++++ SUPPLIED INFORMATION ++++

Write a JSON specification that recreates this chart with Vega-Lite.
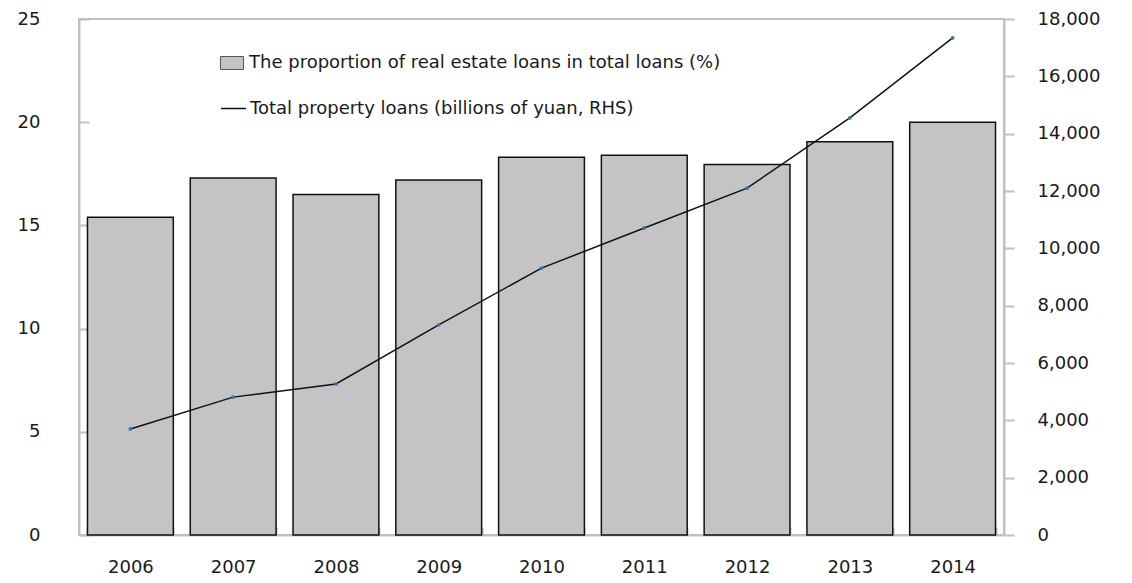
{
  "$schema": "https://vega.github.io/schema/vega-lite/v6.json",
  "width": 925,
  "height": 516,
  "autosize": {"type": "none"},
  "padding": {"left": 79, "top": 19, "right": 128, "bottom": 48},
  "background": "white",
  "config": {
    "font": "DejaVu Sans",
    "view": {"stroke": "#c0c0c0", "strokeWidth": 2},
    "axis": {"grid": false, "domainColor": "#c0c0c0", "domainWidth": 2, "tickColor": "#c0c0c0", "tickWidth": 2, "labelFont": "DejaVu Sans", "labelFontSize": 18, "labelColor": "#1a1a1a", "title": null}
  },
  "data": {
    "values": [
      {"year": "2006", "pct": 15.4, "loans": 3700},
      {"year": "2007", "pct": 17.3, "loans": 4810},
      {"year": "2008", "pct": 16.5, "loans": 5270},
      {"year": "2009", "pct": 17.2, "loans": 7330},
      {"year": "2010", "pct": 18.3, "loans": 9310},
      {"year": "2011", "pct": 18.4, "loans": 10710},
      {"year": "2012", "pct": 17.95, "loans": 12100},
      {"year": "2013", "pct": 19.05, "loans": 14550},
      {"year": "2014", "pct": 20.0, "loans": 17340}
    ]
  },
  "encoding": {
    "x": {
      "field": "year", "type": "ordinal",
      "scale": {"paddingInner": 0.165, "paddingOuter": 0.0825},
      "axis": {"labelAngle": 0, "tickBand": "extent", "tickSize": -8, "labelPadding": 31, "title": null}
    }
  },
  "layer": [
    {
      "mark": {"type": "bar", "stroke": "#111111", "strokeWidth": 1.5},
      "encoding": {
        "y": {
          "field": "pct", "type": "quantitative",
          "scale": {"domain": [0, 25], "nice": false},
          "axis": {"values": [0, 5, 10, 15, 20, 25], "tickSize": -10, "labelPadding": 49, "title": null}
        },
        "fill": {
          "datum": "The proportion of real estate loans in total loans (%)",
          "type": "nominal",
          "scale": {"range": ["#c4c4c4"]},
          "legend": {
            "title": null, "orient": "none", "legendX": 141, "legendY": 32,
            "symbolType": "M-1,-0.565L1,-0.565L1,0.565L-1,0.565Z",
            "symbolSize": 529, "symbolStrokeColor": "#555555", "symbolStrokeWidth": 1,
            "labelFontSize": 18, "labelFont": "DejaVu Sans", "labelColor": "#1a1a1a", "labelOffset": 5, "labelLimit": 800
          }
        }
      }
    },
    {
      "mark": {"type": "line", "strokeWidth": 1.5},
      "encoding": {
        "y": {
          "field": "loans", "type": "quantitative",
          "scale": {"domain": [0, 18000], "nice": false},
          "axis": {"orient": "right", "values": [0, 2000, 4000, 6000, 8000, 10000, 12000, 14000, 16000, 18000], "format": ",.0f", "tickSize": 10, "labelPadding": 23, "title": null}
        },
        "stroke": {
          "datum": "Total property loans (billions of yuan, RHS)",
          "type": "nominal",
          "scale": {"range": ["#111111"]},
          "legend": {
            "title": null, "orient": "none", "legendX": 141, "legendY": 76,
            "symbolType": "M-1,0L1,0",
            "symbolSize": 625, "symbolStrokeWidth": 1.5,
            "labelFontSize": 18, "labelFont": "DejaVu Sans", "labelColor": "#1a1a1a", "labelOffset": 3, "labelLimit": 800
          }
        }
      }
    },
    {
      "mark": {"type": "point", "filled": true, "color": "#2e75b6", "size": 14, "opacity": 1},
      "encoding": {
        "y": {"field": "loans", "type": "quantitative", "scale": {"domain": [0, 18000], "nice": false}, "axis": null}
      }
    }
  ],
  "resolve": {"scale": {"y": "independent"}}
}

++++

## PROBLEM DESCRIPTION:
Retype the whole listing, keeping every line identical and omitting all pictures.

## TASK SOLUTION:
Write a JSON specification that recreates this chart with Vega-Lite.
{
  "$schema": "https://vega.github.io/schema/vega-lite/v6.json",
  "width": 925,
  "height": 516,
  "autosize": {"type": "none"},
  "padding": {"left": 79, "top": 19, "right": 128, "bottom": 48},
  "background": "white",
  "config": {
    "font": "DejaVu Sans",
    "view": {"stroke": "#c0c0c0", "strokeWidth": 2},
    "axis": {"grid": false, "domainColor": "#c0c0c0", "domainWidth": 2, "tickColor": "#c0c0c0", "tickWidth": 2, "labelFont": "DejaVu Sans", "labelFontSize": 18, "labelColor": "#1a1a1a", "title": null}
  },
  "data": {
    "values": [
      {"year": "2006", "pct": 15.4, "loans": 3700},
      {"year": "2007", "pct": 17.3, "loans": 4810},
      {"year": "2008", "pct": 16.5, "loans": 5270},
      {"year": "2009", "pct": 17.2, "loans": 7330},
      {"year": "2010", "pct": 18.3, "loans": 9310},
      {"year": "2011", "pct": 18.4, "loans": 10710},
      {"year": "2012", "pct": 17.95, "loans": 12100},
      {"year": "2013", "pct": 19.05, "loans": 14550},
      {"year": "2014", "pct": 20.0, "loans": 17340}
    ]
  },
  "encoding": {
    "x": {
      "field": "year", "type": "ordinal",
      "scale": {"paddingInner": 0.165, "paddingOuter": 0.0825},
      "axis": {"labelAngle": 0, "tickBand": "extent", "tickSize": -8, "labelPadding": 31, "title": null}
    }
  },
  "layer": [
    {
      "mark": {"type": "bar", "stroke": "#111111", "strokeWidth": 1.5},
      "encoding": {
        "y": {
          "field": "pct", "type": "quantitative",
          "scale": {"domain": [0, 25], "nice": false},
          "axis": {"values": [0, 5, 10, 15, 20, 25], "tickSize": -10, "labelPadding": 49, "title": null}
        },
        "fill": {
          "datum": "The proportion of real estate loans in total loans (%)",
          "type": "nominal",
          "scale": {"range": ["#c4c4c4"]},
          "legend": {
            "title": null, "orient": "none", "legendX": 141, "legendY": 32,
            "symbolType": "M-1,-0.565L1,-0.565L1,0.565L-1,0.565Z",
            "symbolSize": 529, "symbolStrokeColor": "#555555", "symbolStrokeWidth": 1,
            "labelFontSize": 18, "labelFont": "DejaVu Sans", "labelColor": "#1a1a1a", "labelOffset": 5, "labelLimit": 800
          }
        }
      }
    },
    {
      "mark": {"type": "line", "strokeWidth": 1.5},
      "encoding": {
        "y": {
          "field": "loans", "type": "quantitative",
          "scale": {"domain": [0, 18000], "nice": false},
          "axis": {"orient": "right", "values": [0, 2000, 4000, 6000, 8000, 10000, 12000, 14000, 16000, 18000], "format": ",.0f", "tickSize": 10, "labelPadding": 23, "title": null}
        },
        "stroke": {
          "datum": "Total property loans (billions of yuan, RHS)",
          "type": "nominal",
          "scale": {"range": ["#111111"]},
          "legend": {
            "title": null, "orient": "none", "legendX": 141, "legendY": 76,
            "symbolType": "M-1,0L1,0",
            "symbolSize": 625, "symbolStrokeWidth": 1.5,
            "labelFontSize": 18, "labelFont": "DejaVu Sans", "labelColor": "#1a1a1a", "labelOffset": 3, "labelLimit": 800
          }
        }
      }
    },
    {
      "mark": {"type": "point", "filled": true, "color": "#2e75b6", "size": 14, "opacity": 1},
      "encoding": {
        "y": {"field": "loans", "type": "quantitative", "scale": {"domain": [0, 18000], "nice": false}, "axis": null}
      }
    }
  ],
  "resolve": {"scale": {"y": "independent"}}
}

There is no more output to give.